- Occupation(s): Civil rights activist, Singer, Entrepreneur, Social Worker

= Minod Moktan =

Nepali activist (d. 2018)

Minod Moktan, better known as Minu (미누) was a Nepali human rights activist and singer. In 2003, he founded the rock band Stop Crackdown, which became a cultural symbol of migrant workers' struggles within the broader social movements of South Korea. Through Stop Crackdown and work with groups such as Migrant Workers TV, Minu advocated for better working conditions and fairer judicial treatment of migrant workers by the South Korean government. In 2009, Minu was deported to Nepal after living in Korea for 18 years.
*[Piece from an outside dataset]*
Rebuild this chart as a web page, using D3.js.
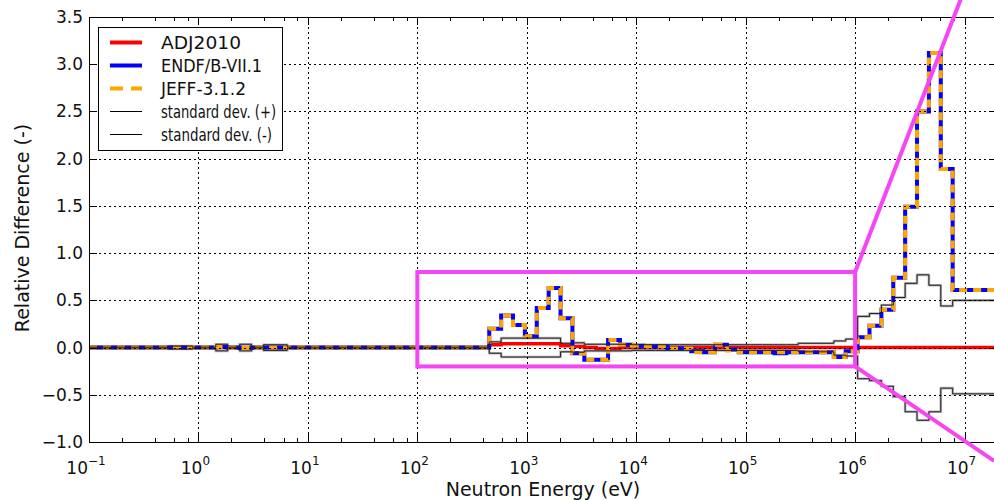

He was able to return to Korea for the first time in 9 years as an invited guest to the premier of a film about his life and work opened at the DMZ International Documentary Film Festival in Korea. On October 15, 2018, Moktan died suddenly in Nepal from a heart attack. His death was mourned by countless migrant rights and labor activists in Korea as well as cultural activists who have worked with him over the years.

==Arrival in South Korea==
Minu came to South Korea as an undocumented migrant worker in the early 1990s, using a tourist visa. Minu became prominent for his singing, winning a talent competition on KBS and a writing award from the Ministry of Culture in the late 1990s.

==Stop Crackdown==
Stop Crackdown is a rock band, founded in 2003 by Minu and a group of migrant workers from Southeast Asia. Their lyrics, typically in Korean, deal with the working conditions in South Korean factories, as well as the discrimination faced by illegal migrants. One song alludes to 1970s activist Jeon Tae-il with the line "Did you think foreign migrant workers were just machines who only work?" Another song, "Payday", is reminiscent of the Korean musical "Light of a Factory" with its lyrics about having one's pay withheld.

Stop Crackdown became a prominent cultural voice of migrant workers, and they frequently appeared at rallies associated with the Minjung movement. Jamie Doucette and Robert Prey emphasize this connection with Minjung, and describe Stop Crackdown as a powerful symbol of migrants' rights. Minu in particular became a prominent figure, speaking often at universities despite his undocumented status.

==Arrest and Deportation==
In 2004, groups supporting migrant workers came together to form Migrant Workers' Television (MWTV), an organization that produced programs to advocate for pro-migrant policy. As part of the earlier grassroots movements, Stop Crackdown and Minu were part of the initial support for the organization, and Minu anchored the monthly panel program WMV.

On October 8, 2009, Minu was arrested by immigration police as he was entering the MWTV building. He was detained from October 8 until his deportation on October 25. His arrest drew outcry from migrants' groups such as MWTV, as well as Amnesty International, which called on the government to consider his place in South Korean society. Government officials stated that they could not make exceptions for any undocumented migrants. Migrant rights and labor groups, however, pointed out that his deportation was intended to silence MWTV's criticism of government policies.

==Life After Deportation==
Minod Moktan was the subject of the 2018 documentary Namaste Korea by the director Hyewon JEE. The documentary showed how Minu established himself as a social entrepreneur after his deportation to Nepal and how he still missed Korea. In the film, Minu gets an opportunity to visit Korea again after 7 years away, yet he is turned down entry without leaving the Korean airport. Upon hearing this, his band members decide to visit Minu in Nepal, and they put together a reunion concert there. The film ends with "In memory of Minod "Minu" Moktan 1971 ~ 2018".